[Figure scripts]
....................

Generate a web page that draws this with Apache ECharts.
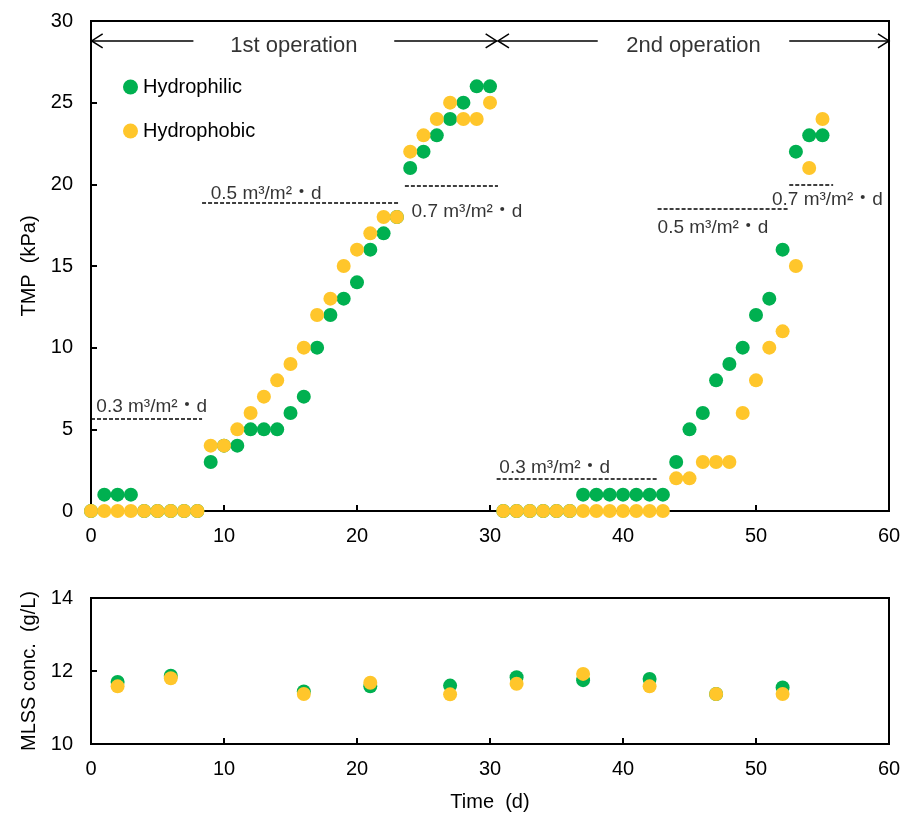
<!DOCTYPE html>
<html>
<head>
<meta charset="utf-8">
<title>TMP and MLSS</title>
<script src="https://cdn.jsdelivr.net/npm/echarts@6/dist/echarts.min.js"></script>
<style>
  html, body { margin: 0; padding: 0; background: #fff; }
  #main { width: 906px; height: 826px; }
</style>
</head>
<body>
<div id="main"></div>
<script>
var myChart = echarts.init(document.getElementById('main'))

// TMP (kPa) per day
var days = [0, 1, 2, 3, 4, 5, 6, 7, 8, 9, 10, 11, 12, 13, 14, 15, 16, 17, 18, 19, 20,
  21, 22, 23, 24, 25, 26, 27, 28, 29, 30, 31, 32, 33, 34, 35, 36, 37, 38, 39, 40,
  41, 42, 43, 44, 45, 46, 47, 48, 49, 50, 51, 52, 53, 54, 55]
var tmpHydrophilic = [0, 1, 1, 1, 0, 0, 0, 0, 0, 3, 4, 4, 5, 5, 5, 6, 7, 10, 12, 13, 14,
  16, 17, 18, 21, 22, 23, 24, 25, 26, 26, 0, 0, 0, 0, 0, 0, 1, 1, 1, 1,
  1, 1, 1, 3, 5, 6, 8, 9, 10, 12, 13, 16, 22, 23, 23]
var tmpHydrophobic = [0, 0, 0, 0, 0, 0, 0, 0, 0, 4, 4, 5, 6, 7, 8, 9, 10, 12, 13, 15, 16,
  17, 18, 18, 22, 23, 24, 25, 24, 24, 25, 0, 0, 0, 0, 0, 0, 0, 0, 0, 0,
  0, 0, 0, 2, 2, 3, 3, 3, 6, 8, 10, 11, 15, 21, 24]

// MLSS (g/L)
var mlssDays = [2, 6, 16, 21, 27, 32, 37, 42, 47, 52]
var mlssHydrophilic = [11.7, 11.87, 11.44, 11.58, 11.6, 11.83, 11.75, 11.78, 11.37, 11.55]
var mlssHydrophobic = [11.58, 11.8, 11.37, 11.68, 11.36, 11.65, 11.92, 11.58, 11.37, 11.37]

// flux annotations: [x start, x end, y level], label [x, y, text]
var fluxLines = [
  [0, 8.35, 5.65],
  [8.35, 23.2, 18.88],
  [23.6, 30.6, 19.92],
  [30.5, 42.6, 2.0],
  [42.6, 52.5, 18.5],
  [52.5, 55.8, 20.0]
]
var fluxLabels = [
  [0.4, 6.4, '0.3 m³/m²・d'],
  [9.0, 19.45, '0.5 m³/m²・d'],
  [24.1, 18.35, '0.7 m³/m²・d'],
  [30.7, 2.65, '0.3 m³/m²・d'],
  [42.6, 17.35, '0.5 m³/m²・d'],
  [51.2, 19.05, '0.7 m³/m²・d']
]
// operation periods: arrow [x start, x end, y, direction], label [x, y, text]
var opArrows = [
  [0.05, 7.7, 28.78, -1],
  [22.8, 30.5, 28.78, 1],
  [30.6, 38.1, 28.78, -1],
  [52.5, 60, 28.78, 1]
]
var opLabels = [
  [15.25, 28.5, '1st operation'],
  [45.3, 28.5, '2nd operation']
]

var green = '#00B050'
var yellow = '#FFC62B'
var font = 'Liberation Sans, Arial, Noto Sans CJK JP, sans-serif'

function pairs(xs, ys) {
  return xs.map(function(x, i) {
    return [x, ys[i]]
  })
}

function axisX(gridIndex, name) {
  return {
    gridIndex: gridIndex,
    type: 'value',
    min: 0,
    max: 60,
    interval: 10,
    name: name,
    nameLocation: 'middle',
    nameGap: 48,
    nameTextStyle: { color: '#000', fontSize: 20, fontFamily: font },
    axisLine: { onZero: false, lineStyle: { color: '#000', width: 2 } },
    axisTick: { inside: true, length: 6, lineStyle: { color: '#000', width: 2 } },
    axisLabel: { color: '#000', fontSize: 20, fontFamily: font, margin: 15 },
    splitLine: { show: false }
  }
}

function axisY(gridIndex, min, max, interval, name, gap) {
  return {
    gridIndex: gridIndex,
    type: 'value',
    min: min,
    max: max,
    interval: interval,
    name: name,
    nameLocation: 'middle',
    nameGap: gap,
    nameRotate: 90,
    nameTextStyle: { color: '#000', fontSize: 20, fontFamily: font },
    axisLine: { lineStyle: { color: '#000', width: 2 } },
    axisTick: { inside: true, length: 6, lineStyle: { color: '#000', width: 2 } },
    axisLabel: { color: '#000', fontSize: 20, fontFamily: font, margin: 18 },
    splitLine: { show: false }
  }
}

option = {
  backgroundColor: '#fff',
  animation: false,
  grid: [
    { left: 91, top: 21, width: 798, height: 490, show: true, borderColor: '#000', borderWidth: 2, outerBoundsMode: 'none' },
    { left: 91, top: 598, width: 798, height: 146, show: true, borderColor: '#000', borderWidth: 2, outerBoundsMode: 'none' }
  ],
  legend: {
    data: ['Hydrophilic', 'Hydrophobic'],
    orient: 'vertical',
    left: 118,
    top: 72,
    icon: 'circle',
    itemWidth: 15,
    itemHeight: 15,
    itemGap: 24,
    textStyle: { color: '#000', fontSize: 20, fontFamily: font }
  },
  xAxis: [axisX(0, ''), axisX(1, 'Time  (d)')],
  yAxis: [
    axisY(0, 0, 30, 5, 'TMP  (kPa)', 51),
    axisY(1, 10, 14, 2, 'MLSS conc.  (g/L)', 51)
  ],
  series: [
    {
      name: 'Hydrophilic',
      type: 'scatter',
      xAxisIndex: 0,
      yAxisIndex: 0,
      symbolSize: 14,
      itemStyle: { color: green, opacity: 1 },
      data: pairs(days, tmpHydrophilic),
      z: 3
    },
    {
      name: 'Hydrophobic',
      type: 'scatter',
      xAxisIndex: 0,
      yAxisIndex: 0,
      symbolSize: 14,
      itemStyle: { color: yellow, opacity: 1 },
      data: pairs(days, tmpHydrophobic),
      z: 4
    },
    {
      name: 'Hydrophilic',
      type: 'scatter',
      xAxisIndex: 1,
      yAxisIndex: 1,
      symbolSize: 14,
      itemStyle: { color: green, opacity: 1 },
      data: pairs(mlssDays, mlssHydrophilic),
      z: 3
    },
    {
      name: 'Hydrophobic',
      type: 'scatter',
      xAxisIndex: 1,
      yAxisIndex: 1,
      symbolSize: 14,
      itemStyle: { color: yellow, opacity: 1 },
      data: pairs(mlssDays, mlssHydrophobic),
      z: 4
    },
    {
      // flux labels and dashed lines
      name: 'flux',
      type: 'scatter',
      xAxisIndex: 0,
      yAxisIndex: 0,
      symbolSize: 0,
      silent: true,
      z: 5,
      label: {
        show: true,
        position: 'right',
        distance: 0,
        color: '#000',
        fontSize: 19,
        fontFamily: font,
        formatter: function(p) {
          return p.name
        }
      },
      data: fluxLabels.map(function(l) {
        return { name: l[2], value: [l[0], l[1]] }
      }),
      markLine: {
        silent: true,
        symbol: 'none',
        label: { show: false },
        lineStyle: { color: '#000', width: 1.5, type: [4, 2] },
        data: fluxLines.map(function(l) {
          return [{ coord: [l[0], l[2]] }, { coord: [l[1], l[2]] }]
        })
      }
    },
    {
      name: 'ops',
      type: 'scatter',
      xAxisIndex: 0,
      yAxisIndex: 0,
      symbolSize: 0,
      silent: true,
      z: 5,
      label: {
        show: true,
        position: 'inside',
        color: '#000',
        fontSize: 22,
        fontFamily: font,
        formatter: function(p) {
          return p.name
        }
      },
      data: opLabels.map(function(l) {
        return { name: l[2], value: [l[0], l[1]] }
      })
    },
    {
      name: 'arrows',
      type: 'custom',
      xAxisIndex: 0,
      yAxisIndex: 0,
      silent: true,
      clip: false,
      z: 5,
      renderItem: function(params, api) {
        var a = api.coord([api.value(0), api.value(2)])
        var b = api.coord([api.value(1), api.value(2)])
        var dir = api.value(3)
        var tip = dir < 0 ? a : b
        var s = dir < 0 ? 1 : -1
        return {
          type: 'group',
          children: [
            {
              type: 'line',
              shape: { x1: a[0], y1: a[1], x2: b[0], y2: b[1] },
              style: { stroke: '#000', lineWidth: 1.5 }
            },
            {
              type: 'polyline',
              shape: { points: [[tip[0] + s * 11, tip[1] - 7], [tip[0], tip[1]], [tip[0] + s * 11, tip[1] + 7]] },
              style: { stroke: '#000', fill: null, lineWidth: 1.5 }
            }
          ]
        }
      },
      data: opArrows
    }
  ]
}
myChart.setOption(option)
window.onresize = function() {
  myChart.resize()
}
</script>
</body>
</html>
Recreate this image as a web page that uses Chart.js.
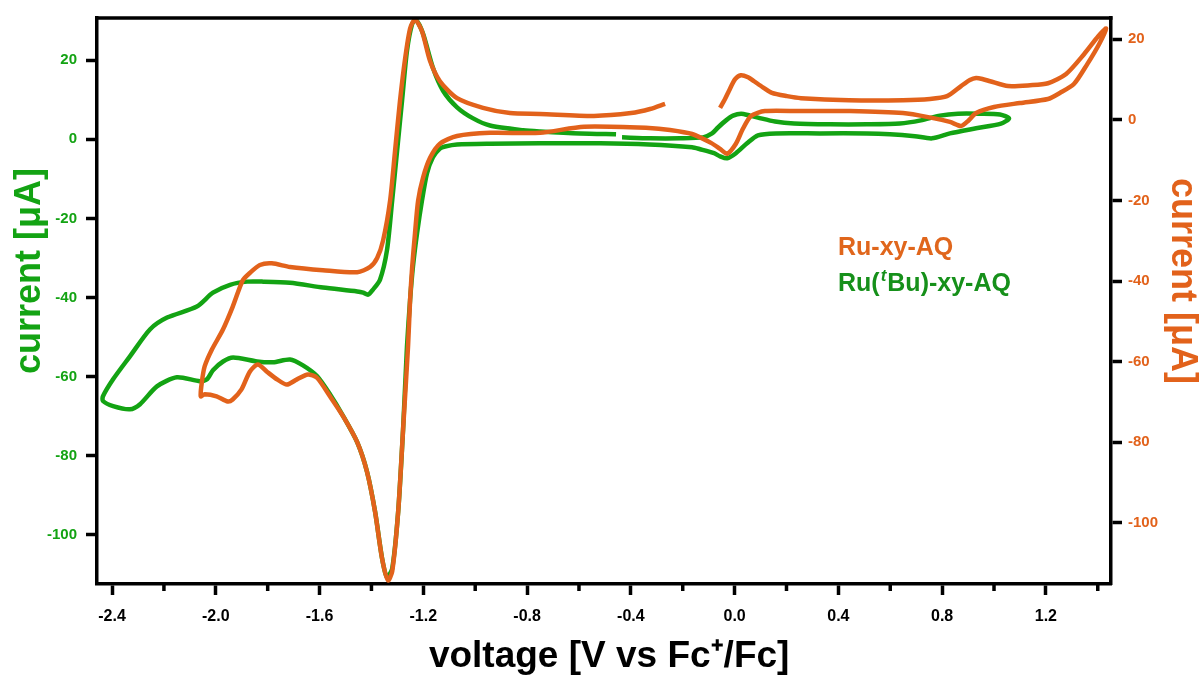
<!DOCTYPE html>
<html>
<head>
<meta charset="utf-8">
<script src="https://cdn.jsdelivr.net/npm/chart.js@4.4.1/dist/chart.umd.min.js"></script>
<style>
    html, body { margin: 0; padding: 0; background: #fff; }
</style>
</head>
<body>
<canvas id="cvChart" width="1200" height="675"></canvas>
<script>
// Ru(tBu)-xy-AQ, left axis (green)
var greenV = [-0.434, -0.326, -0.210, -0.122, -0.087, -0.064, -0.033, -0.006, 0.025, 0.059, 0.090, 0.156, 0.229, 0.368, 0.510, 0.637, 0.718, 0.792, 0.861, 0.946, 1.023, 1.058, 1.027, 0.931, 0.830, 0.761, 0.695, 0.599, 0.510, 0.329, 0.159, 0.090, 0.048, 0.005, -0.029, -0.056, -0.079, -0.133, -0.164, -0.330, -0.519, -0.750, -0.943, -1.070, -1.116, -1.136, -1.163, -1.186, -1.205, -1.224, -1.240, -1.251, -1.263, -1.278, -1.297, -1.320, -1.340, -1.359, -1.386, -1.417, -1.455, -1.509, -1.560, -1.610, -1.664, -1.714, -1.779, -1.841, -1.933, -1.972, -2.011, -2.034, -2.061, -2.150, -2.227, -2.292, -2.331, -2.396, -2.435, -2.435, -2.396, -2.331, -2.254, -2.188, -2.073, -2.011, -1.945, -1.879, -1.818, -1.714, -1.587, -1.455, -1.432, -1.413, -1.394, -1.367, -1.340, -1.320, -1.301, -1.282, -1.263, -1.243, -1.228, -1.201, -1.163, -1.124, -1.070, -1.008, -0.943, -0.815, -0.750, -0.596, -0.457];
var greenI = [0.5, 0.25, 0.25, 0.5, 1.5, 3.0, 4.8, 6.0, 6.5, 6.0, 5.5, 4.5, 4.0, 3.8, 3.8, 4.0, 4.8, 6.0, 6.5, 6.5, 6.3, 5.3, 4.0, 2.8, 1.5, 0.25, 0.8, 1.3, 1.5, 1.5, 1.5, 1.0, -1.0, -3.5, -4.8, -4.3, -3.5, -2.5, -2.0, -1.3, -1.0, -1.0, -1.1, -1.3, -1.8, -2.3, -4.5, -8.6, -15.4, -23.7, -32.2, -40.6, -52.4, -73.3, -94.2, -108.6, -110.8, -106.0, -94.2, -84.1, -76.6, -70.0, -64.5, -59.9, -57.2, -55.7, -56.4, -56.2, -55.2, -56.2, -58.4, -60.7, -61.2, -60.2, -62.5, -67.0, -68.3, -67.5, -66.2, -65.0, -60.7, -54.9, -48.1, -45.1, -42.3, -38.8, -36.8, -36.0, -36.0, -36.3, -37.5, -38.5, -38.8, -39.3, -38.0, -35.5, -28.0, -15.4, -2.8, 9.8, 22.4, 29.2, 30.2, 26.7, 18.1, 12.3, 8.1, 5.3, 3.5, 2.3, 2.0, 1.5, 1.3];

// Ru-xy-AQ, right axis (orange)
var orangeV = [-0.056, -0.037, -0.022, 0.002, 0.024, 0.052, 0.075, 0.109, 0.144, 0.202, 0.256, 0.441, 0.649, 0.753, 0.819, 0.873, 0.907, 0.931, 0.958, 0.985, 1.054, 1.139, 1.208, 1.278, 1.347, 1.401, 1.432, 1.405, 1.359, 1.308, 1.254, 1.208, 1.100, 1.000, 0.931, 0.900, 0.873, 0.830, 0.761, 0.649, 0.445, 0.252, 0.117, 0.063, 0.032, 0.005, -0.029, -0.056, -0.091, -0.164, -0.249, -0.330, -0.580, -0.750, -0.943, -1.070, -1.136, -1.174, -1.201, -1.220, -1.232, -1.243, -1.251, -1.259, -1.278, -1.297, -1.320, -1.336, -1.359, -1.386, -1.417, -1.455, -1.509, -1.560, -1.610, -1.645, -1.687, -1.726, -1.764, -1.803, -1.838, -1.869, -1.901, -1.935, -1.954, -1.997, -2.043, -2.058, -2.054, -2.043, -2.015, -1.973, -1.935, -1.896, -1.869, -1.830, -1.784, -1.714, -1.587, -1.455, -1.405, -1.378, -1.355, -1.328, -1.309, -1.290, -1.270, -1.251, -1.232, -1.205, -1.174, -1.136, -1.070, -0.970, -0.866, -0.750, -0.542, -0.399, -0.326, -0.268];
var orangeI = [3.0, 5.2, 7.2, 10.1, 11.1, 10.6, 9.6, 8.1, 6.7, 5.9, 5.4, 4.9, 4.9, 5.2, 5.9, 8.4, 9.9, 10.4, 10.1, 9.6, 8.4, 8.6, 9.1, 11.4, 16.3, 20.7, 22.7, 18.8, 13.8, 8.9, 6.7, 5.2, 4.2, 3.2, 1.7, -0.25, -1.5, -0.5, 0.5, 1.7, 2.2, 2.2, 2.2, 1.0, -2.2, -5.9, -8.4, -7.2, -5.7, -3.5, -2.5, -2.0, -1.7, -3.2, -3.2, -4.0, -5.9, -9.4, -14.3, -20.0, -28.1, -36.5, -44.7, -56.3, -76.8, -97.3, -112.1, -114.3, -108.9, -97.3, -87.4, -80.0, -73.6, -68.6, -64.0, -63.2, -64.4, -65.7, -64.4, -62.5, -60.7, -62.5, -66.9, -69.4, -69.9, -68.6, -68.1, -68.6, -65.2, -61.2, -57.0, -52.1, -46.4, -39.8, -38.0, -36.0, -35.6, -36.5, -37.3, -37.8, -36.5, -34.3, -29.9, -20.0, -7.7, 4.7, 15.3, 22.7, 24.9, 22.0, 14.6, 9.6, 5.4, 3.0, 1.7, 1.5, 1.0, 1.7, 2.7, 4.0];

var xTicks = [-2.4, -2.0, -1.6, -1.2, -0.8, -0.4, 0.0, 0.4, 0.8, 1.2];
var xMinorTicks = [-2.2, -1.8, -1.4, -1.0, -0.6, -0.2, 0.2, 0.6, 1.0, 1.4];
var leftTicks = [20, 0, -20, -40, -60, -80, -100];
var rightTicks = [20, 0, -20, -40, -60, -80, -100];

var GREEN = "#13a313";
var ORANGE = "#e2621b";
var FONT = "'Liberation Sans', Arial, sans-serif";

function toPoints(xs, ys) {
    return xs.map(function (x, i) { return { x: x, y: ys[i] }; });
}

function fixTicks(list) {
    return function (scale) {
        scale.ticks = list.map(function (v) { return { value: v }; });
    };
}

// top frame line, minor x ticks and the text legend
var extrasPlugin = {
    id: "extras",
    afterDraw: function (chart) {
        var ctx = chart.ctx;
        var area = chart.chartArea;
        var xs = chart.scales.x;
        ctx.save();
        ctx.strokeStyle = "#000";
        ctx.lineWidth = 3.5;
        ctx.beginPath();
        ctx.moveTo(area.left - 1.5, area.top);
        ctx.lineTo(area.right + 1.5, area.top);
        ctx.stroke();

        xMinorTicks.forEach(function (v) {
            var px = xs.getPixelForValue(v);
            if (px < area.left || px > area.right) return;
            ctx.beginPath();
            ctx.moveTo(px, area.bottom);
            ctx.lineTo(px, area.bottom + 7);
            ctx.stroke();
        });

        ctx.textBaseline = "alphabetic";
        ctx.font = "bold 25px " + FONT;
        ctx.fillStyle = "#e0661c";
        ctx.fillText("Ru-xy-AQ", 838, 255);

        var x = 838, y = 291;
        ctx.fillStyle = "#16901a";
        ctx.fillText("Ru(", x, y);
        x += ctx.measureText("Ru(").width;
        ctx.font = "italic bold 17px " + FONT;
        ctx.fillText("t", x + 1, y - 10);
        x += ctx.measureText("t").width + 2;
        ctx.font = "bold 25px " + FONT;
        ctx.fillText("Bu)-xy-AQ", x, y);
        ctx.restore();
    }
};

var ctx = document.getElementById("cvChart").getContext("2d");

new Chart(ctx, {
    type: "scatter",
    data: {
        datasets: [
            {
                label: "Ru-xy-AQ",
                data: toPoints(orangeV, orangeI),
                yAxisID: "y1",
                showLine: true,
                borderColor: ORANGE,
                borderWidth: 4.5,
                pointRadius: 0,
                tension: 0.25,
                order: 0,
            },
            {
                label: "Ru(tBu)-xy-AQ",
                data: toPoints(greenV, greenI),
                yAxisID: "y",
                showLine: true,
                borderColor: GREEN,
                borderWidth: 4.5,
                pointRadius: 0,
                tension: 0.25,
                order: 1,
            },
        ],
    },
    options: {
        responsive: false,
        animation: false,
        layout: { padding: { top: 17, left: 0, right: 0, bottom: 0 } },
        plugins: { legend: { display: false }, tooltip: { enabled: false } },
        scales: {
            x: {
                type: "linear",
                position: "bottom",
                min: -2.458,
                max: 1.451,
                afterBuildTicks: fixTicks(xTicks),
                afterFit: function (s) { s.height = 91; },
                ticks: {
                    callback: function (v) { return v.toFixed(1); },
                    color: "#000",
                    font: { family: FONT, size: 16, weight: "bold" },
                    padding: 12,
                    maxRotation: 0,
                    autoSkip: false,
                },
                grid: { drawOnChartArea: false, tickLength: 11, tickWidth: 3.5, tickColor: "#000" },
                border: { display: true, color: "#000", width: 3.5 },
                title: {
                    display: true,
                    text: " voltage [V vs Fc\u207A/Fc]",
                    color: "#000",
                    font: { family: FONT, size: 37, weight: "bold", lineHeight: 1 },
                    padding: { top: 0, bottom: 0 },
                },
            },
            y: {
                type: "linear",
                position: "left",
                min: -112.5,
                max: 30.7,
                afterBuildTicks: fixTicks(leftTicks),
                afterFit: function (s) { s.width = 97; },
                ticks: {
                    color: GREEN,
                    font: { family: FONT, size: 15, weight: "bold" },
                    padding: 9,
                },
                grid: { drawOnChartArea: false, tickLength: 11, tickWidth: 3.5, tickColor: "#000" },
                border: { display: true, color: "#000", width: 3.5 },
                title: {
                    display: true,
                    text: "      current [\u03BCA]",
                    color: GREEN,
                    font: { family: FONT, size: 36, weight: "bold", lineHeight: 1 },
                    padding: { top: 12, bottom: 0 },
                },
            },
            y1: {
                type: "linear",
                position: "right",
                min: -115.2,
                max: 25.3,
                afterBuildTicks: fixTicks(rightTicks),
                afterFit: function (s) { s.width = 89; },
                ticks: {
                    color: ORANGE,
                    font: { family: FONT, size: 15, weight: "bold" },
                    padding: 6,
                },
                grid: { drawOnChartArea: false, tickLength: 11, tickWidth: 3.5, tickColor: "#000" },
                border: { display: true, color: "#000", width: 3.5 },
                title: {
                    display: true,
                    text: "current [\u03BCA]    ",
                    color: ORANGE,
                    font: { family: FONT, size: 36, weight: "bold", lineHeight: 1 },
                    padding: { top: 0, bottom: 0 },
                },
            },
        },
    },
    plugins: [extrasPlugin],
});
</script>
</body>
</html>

....................

### WHAT NEEDS TO BE DONE
In the data above, please extract the lines from the first one through the line with "11.58, 11.37, 11.37]", exactly, and keep pictures out.

### OUTPUT
Generate a web page that draws this with Apache ECharts.
<!DOCTYPE html>
<html>
<head>
<meta charset="utf-8">
<title>TMP and MLSS</title>
<script src="https://cdn.jsdelivr.net/npm/echarts@6/dist/echarts.min.js"></script>
<style>
  html, body { margin: 0; padding: 0; background: #fff; }
  #main { width: 906px; height: 826px; }
</style>
</head>
<body>
<div id="main"></div>
<script>
var myChart = echarts.init(document.getElementById('main'))

// TMP (kPa) per day
var days = [0, 1, 2, 3, 4, 5, 6, 7, 8, 9, 10, 11, 12, 13, 14, 15, 16, 17, 18, 19, 20,
  21, 22, 23, 24, 25, 26, 27, 28, 29, 30, 31, 32, 33, 34, 35, 36, 37, 38, 39, 40,
  41, 42, 43, 44, 45, 46, 47, 48, 49, 50, 51, 52, 53, 54, 55]
var tmpHydrophilic = [0, 1, 1, 1, 0, 0, 0, 0, 0, 3, 4, 4, 5, 5, 5, 6, 7, 10, 12, 13, 14,
  16, 17, 18, 21, 22, 23, 24, 25, 26, 26, 0, 0, 0, 0, 0, 0, 1, 1, 1, 1,
  1, 1, 1, 3, 5, 6, 8, 9, 10, 12, 13, 16, 22, 23, 23]
var tmpHydrophobic = [0, 0, 0, 0, 0, 0, 0, 0, 0, 4, 4, 5, 6, 7, 8, 9, 10, 12, 13, 15, 16,
  17, 18, 18, 22, 23, 24, 25, 24, 24, 25, 0, 0, 0, 0, 0, 0, 0, 0, 0, 0,
  0, 0, 0, 2, 2, 3, 3, 3, 6, 8, 10, 11, 15, 21, 24]

// MLSS (g/L)
var mlssDays = [2, 6, 16, 21, 27, 32, 37, 42, 47, 52]
var mlssHydrophilic = [11.7, 11.87, 11.44, 11.58, 11.6, 11.83, 11.75, 11.78, 11.37, 11.55]
var mlssHydrophobic = [11.58, 11.8, 11.37, 11.68, 11.36, 11.65, 11.92, 11.58, 11.37, 11.37]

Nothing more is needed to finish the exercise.